Mi Marius - sounds good I'll wait until the contrib repo is set up. Is it too much to ask for you to notify me here when that is complete, or is there another way that I can find out when you're done setting up that repo without bothering you?
We'll definitely notify you, thanks Greg.
@carsen-stringer @marius10p I've done a major refactor of my distributed Cellpose implementation. The current state is far more readable and easy to learn. It is also functionally superior to my previous implementation in several key ways:
- Dask cluster objects are now defined inside the distributed module. This is better for long term maintenance and removes a dependency.
- New dependencies are very minimal. yaml is so stable it has been considered for inclusion in the stdlib, zarr is an essential big data tool, you can't really get away with not using that one, and dask_jobqueue enables easy interfacing with various cluster managers (such as the LSF cluster at Janelia).
- The main functions have been refactored and are much more digestible. If learning the code, the first place to look should be the function which runs on each block, this will be the most familiar. This function can be run independent of the distributed function to see/test what will happen to each block when you do distribute over a large dataset.
- Multithreading is now supported even for LocalCluster (workstation) runs
- All functions have thorough docstrings.
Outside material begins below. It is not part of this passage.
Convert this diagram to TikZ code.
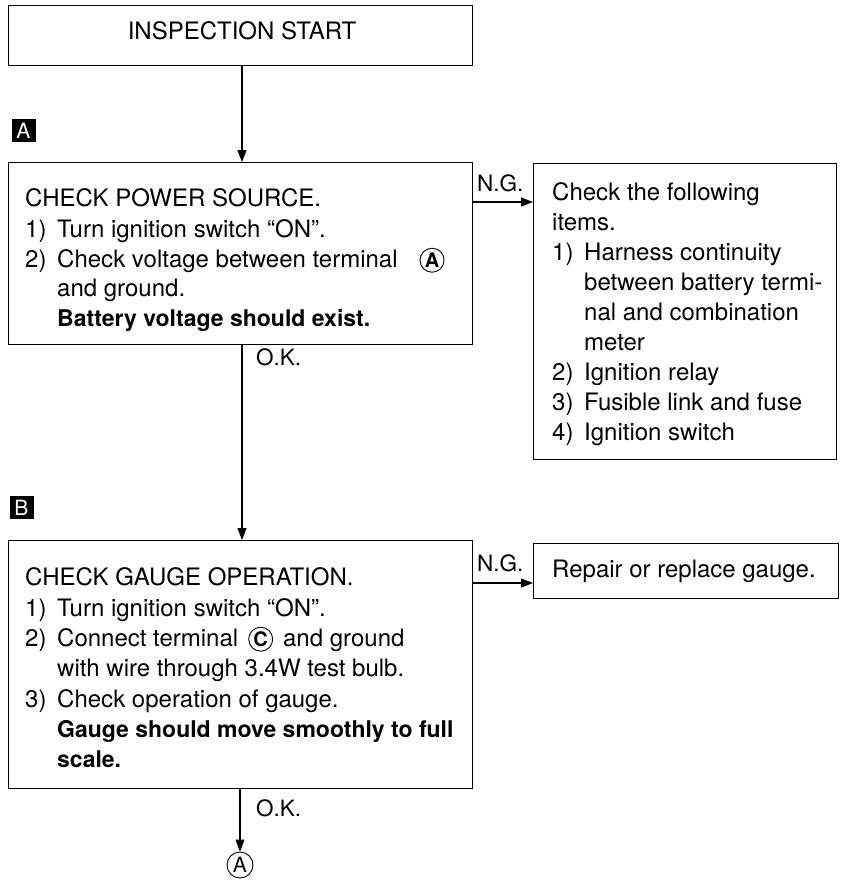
\documentclass[tikz,border=0pt]{standalone}
\usepackage{fontspec}
\setmainfont{TeX Gyre Heros}
\usetikzlibrary{arrows.meta}
\newcommand{\circlet}[1]{\tikz[baseline=(cl.base)]\node[circle,draw,line width=0.9pt,inner sep=0pt,minimum size=24pt,font=\fontsize{20}{20}\selectfont\bfseries](cl){#1};}
\begin{document}
\begin{tikzpicture}[x=1pt,y=-1pt,
  box/.style={draw,line width=1.3pt,inner sep=0pt,anchor=north west},
  txt/.style={anchor=base west,inner sep=0pt,font=\fontsize{24}{30}\selectfont},
  btxt/.style={txt,font=\fontsize{23}{30}\selectfont\bfseries},
  lbl/.style={anchor=base west,inner sep=0pt,font=\fontsize{22.5}{24}\selectfont},
  tag/.style={fill=black,text=white,inner sep=0pt,minimum width=24pt,minimum height=23pt,font=\fontsize{21}{21}\selectfont},
  arr/.style={line width=1.1pt,-{Triangle[length=12pt,width=9pt]}},
  line/.style={line width=1.1pt}]
\useasboundingbox (0,0) rectangle (843,881);
\newcommand{\num}[1]{\makebox[32pt][l]{#1}}
\newcommand{\ind}{\hspace*{32pt}}
% start box
\node[box,minimum width=464pt,minimum height=60pt] (start) at (8,5) {};
\node[txt,anchor=base] (starttext) at (242,39) {INSPECTION START};
% tag A
\node[tag] (tagA) at (23.5,130.5) {A};
% box A
\node[box,minimum width=464pt,minimum height=182pt] (boxA) at (8,162) {};
\node[txt] (a1) at (25,206.5) {CHECK POWER SOURCE.};
\node[txt] (a2) at (25,237.5) {\num{1)}Turn ignition switch “ON”.};
\node[txt] (a3) at (25,267.5) {\num{2)}Check voltage between terminal\hspace{22pt}\circlet{A}};
\node[txt] (a4) at (25,296.5) {\ind and ground.};
\node[btxt] (a5) at (25,326.5) {\ind Battery voltage should exist.};
% right box
\node[box,minimum width=303pt,minimum height=296pt] (boxR) at (533,163) {};
\node[txt] (r1) at (552,200.5) {Check the following};
\node[txt] (r2) at (552,230.5) {items.};
\node[txt] (r3) at (552,260.5) {\num{1)}Harness continuity};
\node[txt] (r4) at (552,290.5) {\ind between battery termi-};
\node[txt] (r5) at (552,320.5) {\ind nal and combination};
\node[txt] (r6) at (552,350.5) {\ind meter};
\node[txt] (r7) at (552,380.5) {\num{2)}Ignition relay};
\node[txt] (r8) at (552,410.5) {\num{3)}Fusible link and fuse};
\node[txt] (r9) at (552,440.5) {\num{4)}Ignition switch};
% tag B
\node[tag] (tagB) at (21.5,507.5) {B};
% box B
\node[box,minimum width=464pt,minimum height=248pt] (boxB) at (8,540) {};
\node[txt] (b1) at (25,585.5) {CHECK GAUGE OPERATION.};
\node[txt] (b2) at (25,616.5) {\num{1)}Turn ignition switch “ON”.};
\node[txt] (b3) at (25,646.5) {\num{2)}Connect terminal\hspace{10pt}\circlet{C}\hspace{10pt}and ground};
\node[txt] (b4) at (25,676.5) {\ind with wire through 3.4W test bulb.};
\node[txt] (b5) at (25,707.5) {\num{3)}Check operation of gauge.};
\node[btxt] (b6) at (25,737.5) {\ind Gauge should move smoothly to full};
\node[btxt] (b7) at (25,767.5) {\ind scale.};
% repair box
\node[box,minimum width=305pt,minimum height=55pt] (boxG) at (533,543) {};
\node[txt] (g1) at (552,577.5) {Repair or replace gauge.};
% connectors
\draw[arr] (start.south -| 242,0) -- (boxA.north -| 242,0);
\draw[arr] (boxA.east |- 0,202) -- (boxR.west |- 0,202);
\node[lbl] (ng1) at (477,191) {N.G.};
\draw[arr] (boxA.south -| 242,0) -- (boxB.north -| 242,0);
\node[lbl] (ok1) at (256,365) {O.K.};
\draw[arr] (boxB.east |- 0,583) -- (boxG.west |- 0,583);
\node[lbl] (ng2) at (477,571) {N.G.};
\node[circle,draw,line width=0.9pt,inner sep=0pt,minimum size=26pt,font=\fontsize{21}{21}\selectfont] (endA) at (240,865) {A};
\draw[arr] (boxB.south -| 240,0) -- (endA.north);
\node[lbl] (ok2) at (256,816) {O.K.};
\end{tikzpicture}
\end{document}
The most important ones are the function that runs on each block and the function you would call to distribute Cellpose over a large image.
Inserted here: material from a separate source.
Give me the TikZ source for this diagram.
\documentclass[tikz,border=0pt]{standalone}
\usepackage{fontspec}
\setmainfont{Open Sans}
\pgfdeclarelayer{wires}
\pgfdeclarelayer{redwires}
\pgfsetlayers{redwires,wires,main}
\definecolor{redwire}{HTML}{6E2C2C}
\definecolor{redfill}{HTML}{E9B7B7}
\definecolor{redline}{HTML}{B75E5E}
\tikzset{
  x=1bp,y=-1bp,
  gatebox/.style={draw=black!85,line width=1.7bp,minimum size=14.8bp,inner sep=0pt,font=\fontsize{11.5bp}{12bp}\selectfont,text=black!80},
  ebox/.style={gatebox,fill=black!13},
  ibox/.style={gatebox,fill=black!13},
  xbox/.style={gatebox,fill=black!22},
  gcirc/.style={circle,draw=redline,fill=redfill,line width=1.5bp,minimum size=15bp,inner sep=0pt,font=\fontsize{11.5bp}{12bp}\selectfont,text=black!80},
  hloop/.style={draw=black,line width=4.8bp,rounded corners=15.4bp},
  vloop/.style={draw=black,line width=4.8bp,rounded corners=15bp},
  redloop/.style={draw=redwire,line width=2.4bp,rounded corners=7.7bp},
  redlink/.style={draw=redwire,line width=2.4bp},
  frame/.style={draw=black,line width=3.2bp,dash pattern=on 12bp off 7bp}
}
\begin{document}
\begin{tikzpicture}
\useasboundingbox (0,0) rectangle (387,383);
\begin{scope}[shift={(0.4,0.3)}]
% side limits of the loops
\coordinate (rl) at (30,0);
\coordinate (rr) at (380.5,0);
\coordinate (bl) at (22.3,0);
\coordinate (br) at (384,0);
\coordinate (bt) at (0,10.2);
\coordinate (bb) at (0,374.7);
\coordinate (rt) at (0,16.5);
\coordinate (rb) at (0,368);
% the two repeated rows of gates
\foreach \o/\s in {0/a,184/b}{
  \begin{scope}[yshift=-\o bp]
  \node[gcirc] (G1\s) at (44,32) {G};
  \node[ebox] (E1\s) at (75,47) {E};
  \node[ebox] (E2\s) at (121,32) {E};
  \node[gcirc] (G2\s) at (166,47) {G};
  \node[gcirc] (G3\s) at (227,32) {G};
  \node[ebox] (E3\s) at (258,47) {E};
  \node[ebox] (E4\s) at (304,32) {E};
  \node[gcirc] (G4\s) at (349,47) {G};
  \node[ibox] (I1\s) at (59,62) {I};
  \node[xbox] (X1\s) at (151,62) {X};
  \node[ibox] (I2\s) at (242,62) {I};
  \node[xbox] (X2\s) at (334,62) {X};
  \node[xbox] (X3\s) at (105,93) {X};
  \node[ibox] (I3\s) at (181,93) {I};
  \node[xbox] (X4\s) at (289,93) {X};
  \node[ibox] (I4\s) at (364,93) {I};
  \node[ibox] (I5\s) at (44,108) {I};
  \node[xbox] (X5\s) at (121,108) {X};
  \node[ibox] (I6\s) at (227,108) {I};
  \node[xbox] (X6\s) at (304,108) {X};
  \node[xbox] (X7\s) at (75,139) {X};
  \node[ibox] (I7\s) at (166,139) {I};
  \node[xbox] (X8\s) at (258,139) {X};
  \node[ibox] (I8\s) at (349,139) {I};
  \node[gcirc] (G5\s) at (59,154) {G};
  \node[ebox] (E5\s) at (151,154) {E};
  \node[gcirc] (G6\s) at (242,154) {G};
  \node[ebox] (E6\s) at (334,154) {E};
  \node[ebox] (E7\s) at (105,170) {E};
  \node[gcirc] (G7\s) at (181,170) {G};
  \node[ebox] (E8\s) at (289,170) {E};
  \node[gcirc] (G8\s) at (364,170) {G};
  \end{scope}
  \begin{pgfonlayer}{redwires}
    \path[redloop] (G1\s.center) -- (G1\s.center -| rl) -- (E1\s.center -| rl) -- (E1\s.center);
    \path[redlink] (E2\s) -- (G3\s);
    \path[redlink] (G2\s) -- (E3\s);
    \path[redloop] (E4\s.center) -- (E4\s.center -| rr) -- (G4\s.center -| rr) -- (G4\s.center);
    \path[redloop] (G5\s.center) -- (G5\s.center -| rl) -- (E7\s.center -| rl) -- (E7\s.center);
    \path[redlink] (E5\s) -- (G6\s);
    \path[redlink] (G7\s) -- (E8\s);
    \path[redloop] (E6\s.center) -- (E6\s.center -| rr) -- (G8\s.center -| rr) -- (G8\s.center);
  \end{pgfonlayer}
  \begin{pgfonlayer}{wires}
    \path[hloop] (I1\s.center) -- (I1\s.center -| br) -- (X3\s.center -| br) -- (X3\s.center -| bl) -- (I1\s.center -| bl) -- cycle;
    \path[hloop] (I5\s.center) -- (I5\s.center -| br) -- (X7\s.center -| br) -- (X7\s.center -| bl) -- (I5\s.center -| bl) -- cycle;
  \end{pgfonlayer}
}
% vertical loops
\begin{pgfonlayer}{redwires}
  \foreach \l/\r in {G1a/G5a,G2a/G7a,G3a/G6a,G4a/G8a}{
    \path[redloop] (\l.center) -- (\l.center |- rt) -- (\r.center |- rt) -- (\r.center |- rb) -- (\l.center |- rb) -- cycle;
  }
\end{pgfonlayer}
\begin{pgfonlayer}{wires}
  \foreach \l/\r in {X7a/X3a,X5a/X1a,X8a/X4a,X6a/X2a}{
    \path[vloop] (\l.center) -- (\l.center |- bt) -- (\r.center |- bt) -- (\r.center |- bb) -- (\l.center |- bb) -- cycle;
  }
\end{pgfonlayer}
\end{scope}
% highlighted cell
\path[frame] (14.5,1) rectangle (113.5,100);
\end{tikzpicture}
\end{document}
This code is all thoroughly tested on both the cluster and a workstation. Going between the cluster and a workstation, one just needs to change a few parameters, it's very simple. I have a Jupyter notebook with several use case examples that I'm happy to share if you want to evaluate yourself.
There are a few desirable things which I intend to add but have not yet included:
- LocalClusters (workstation runs) currently do not support adding heterogeneous workers - that is, one or more workers which include GPUs and other workers which do not. This is an essential improvement and I'll get to it eventually.
- Passing in an already instantiated model instead of creating one on each worker. Currently, it is possible to select from the models already available in Cellpose using the
model_typekeyword argument. But if the user has their own model stored on disk, say a Cellpose 2.0 model, it's not yet possible to pass that in.
Hi Greg, I am working on running cellpose on some large (TB-scale) lightsheet data and came across your dask implementation here. I'm working with an SGE cluster and have tried modifying the script to handle this, but I'm wondering if you'd be willing to share your Jupyter notebook / use case example code? I'm running into some issues that I believe are related to the dask client/scheduler setup, but I want to rule out any other part of my implementation causing the issue. Thanks!